***** DATA
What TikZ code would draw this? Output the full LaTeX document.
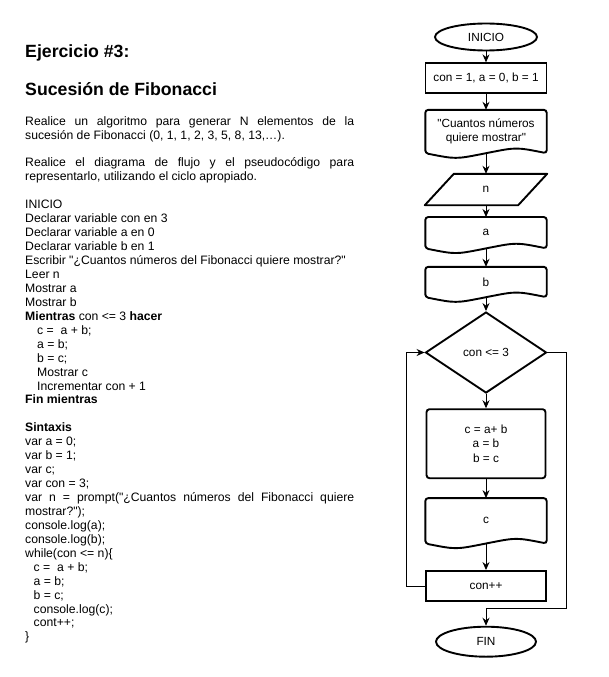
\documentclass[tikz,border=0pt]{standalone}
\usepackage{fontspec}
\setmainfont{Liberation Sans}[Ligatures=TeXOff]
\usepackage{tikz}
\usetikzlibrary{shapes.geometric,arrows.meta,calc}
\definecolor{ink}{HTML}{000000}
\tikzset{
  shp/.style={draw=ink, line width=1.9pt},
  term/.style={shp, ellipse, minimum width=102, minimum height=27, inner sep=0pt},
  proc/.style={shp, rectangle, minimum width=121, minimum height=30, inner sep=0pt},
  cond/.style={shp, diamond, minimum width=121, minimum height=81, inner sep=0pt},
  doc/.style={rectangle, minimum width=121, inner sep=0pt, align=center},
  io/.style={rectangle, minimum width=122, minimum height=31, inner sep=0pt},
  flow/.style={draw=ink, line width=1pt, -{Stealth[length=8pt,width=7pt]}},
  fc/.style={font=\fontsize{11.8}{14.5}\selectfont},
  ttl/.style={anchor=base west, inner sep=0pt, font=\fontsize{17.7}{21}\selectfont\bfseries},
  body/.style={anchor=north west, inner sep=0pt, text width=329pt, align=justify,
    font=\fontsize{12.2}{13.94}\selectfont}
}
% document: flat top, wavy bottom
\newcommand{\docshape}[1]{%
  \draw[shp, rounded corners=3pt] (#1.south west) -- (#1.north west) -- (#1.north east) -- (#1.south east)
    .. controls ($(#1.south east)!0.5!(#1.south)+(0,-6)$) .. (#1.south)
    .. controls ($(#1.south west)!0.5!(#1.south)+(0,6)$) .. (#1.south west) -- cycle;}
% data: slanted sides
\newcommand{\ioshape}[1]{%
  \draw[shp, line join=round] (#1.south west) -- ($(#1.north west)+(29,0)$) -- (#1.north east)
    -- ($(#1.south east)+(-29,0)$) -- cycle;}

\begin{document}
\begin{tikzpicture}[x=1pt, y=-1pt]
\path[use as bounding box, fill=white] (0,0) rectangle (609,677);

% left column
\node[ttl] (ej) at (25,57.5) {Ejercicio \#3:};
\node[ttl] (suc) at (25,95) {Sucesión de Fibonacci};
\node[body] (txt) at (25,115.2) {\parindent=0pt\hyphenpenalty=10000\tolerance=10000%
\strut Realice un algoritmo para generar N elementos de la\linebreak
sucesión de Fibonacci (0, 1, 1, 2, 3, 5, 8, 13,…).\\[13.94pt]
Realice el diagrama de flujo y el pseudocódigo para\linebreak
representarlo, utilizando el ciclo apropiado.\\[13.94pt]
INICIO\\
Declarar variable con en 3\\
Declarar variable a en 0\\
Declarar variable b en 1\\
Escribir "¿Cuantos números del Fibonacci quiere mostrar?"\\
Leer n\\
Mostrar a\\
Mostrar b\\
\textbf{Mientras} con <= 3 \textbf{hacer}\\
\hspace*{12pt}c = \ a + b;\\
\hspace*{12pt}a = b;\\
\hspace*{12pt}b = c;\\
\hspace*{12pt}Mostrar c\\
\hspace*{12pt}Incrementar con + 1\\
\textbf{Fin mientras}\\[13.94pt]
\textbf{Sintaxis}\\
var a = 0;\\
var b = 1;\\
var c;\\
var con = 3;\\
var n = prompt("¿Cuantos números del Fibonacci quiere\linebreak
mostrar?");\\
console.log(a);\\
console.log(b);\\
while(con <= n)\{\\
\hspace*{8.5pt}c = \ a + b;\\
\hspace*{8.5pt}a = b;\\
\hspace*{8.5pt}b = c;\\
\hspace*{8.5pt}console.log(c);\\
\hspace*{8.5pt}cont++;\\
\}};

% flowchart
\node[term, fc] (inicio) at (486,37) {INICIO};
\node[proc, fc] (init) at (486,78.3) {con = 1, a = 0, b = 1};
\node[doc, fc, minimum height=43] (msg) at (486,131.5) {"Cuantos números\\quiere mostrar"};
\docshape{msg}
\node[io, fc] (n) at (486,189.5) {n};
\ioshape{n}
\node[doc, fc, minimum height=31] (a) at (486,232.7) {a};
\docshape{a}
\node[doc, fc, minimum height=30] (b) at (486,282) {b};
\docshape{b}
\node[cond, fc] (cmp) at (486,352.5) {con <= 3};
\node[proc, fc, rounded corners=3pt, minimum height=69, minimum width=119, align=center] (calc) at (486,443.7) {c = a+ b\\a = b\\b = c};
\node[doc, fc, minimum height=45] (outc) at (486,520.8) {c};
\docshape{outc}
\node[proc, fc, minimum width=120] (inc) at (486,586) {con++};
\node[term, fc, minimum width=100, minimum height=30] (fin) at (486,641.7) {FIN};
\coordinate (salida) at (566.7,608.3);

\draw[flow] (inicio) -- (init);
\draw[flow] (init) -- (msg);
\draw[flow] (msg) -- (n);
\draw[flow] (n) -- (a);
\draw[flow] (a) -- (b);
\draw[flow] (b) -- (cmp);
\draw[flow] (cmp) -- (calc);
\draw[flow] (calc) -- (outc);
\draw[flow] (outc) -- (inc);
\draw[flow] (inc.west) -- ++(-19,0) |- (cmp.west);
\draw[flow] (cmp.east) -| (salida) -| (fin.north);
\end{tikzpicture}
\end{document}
**********
AIM OF THE EXERCISE | Return the listing above word for word, with the pictures removed.

WRITTEN RESPONSE |
What TikZ code would draw this? Output the full LaTeX document.
\documentclass[tikz,border=0pt]{standalone}
\usepackage{fontspec}
\setmainfont{Liberation Sans}[Ligatures=TeXOff]
\usepackage{tikz}
\usetikzlibrary{shapes.geometric,arrows.meta,calc}
\definecolor{ink}{HTML}{000000}
\tikzset{
  shp/.style={draw=ink, line width=1.9pt},
  term/.style={shp, ellipse, minimum width=102, minimum height=27, inner sep=0pt},
  proc/.style={shp, rectangle, minimum width=121, minimum height=30, inner sep=0pt},
  cond/.style={shp, diamond, minimum width=121, minimum height=81, inner sep=0pt},
  doc/.style={rectangle, minimum width=121, inner sep=0pt, align=center},
  io/.style={rectangle, minimum width=122, minimum height=31, inner sep=0pt},
  flow/.style={draw=ink, line width=1pt, -{Stealth[length=8pt,width=7pt]}},
  fc/.style={font=\fontsize{11.8}{14.5}\selectfont},
  ttl/.style={anchor=base west, inner sep=0pt, font=\fontsize{17.7}{21}\selectfont\bfseries},
  body/.style={anchor=north west, inner sep=0pt, text width=329pt, align=justify,
    font=\fontsize{12.2}{13.94}\selectfont}
}
% document: flat top, wavy bottom
\newcommand{\docshape}[1]{%
  \draw[shp, rounded corners=3pt] (#1.south west) -- (#1.north west) -- (#1.north east) -- (#1.south east)
    .. controls ($(#1.south east)!0.5!(#1.south)+(0,-6)$) .. (#1.south)
    .. controls ($(#1.south west)!0.5!(#1.south)+(0,6)$) .. (#1.south west) -- cycle;}
% data: slanted sides
\newcommand{\ioshape}[1]{%
  \draw[shp, line join=round] (#1.south west) -- ($(#1.north west)+(29,0)$) -- (#1.north east)
    -- ($(#1.south east)+(-29,0)$) -- cycle;}

\begin{document}
\begin{tikzpicture}[x=1pt, y=-1pt]
\path[use as bounding box, fill=white] (0,0) rectangle (609,677);

% left column
\node[ttl] (ej) at (25,57.5) {Ejercicio \#3:};
\node[ttl] (suc) at (25,95) {Sucesión de Fibonacci};
\node[body] (txt) at (25,115.2) {\parindent=0pt\hyphenpenalty=10000\tolerance=10000%
\strut Realice un algoritmo para generar N elementos de la\linebreak
sucesión de Fibonacci (0, 1, 1, 2, 3, 5, 8, 13,…).\\[13.94pt]
Realice el diagrama de flujo y el pseudocódigo para\linebreak
representarlo, utilizando el ciclo apropiado.\\[13.94pt]
INICIO\\
Declarar variable con en 3\\
Declarar variable a en 0\\
Declarar variable b en 1\\
Escribir "¿Cuantos números del Fibonacci quiere mostrar?"\\
Leer n\\
Mostrar a\\
Mostrar b\\
\textbf{Mientras} con <= 3 \textbf{hacer}\\
\hspace*{12pt}c = \ a + b;\\
\hspace*{12pt}a = b;\\
\hspace*{12pt}b = c;\\
\hspace*{12pt}Mostrar c\\
\hspace*{12pt}Incrementar con + 1\\
\textbf{Fin mientras}\\[13.94pt]
\textbf{Sintaxis}\\
var a = 0;\\
var b = 1;\\
var c;\\
var con = 3;\\
var n = prompt("¿Cuantos números del Fibonacci quiere\linebreak
mostrar?");\\
console.log(a);\\
console.log(b);\\
while(con <= n)\{\\
\hspace*{8.5pt}c = \ a + b;\\
\hspace*{8.5pt}a = b;\\
\hspace*{8.5pt}b = c;\\
\hspace*{8.5pt}console.log(c);\\
\hspace*{8.5pt}cont++;\\
\}};

% flowchart
\node[term, fc] (inicio) at (486,37) {INICIO};
\node[proc, fc] (init) at (486,78.3) {con = 1, a = 0, b = 1};
\node[doc, fc, minimum height=43] (msg) at (486,131.5) {"Cuantos números\\quiere mostrar"};
\docshape{msg}
\node[io, fc] (n) at (486,189.5) {n};
\ioshape{n}
\node[doc, fc, minimum height=31] (a) at (486,232.7) {a};
\docshape{a}
\node[doc, fc, minimum height=30] (b) at (486,282) {b};
\docshape{b}
\node[cond, fc] (cmp) at (486,352.5) {con <= 3};
\node[proc, fc, rounded corners=3pt, minimum height=69, minimum width=119, align=center] (calc) at (486,443.7) {c = a+ b\\a = b\\b = c};
\node[doc, fc, minimum height=45] (outc) at (486,520.8) {c};
\docshape{outc}
\node[proc, fc, minimum width=120] (inc) at (486,586) {con++};
\node[term, fc, minimum width=100, minimum height=30] (fin) at (486,641.7) {FIN};
\coordinate (salida) at (566.7,608.3);

\draw[flow] (inicio) -- (init);
\draw[flow] (init) -- (msg);
\draw[flow] (msg) -- (n);
\draw[flow] (n) -- (a);
\draw[flow] (a) -- (b);
\draw[flow] (b) -- (cmp);
\draw[flow] (cmp) -- (calc);
\draw[flow] (calc) -- (outc);
\draw[flow] (outc) -- (inc);
\draw[flow] (inc.west) -- ++(-19,0) |- (cmp.west);
\draw[flow] (cmp.east) -| (salida) -| (fin.north);
\end{tikzpicture}
\end{document}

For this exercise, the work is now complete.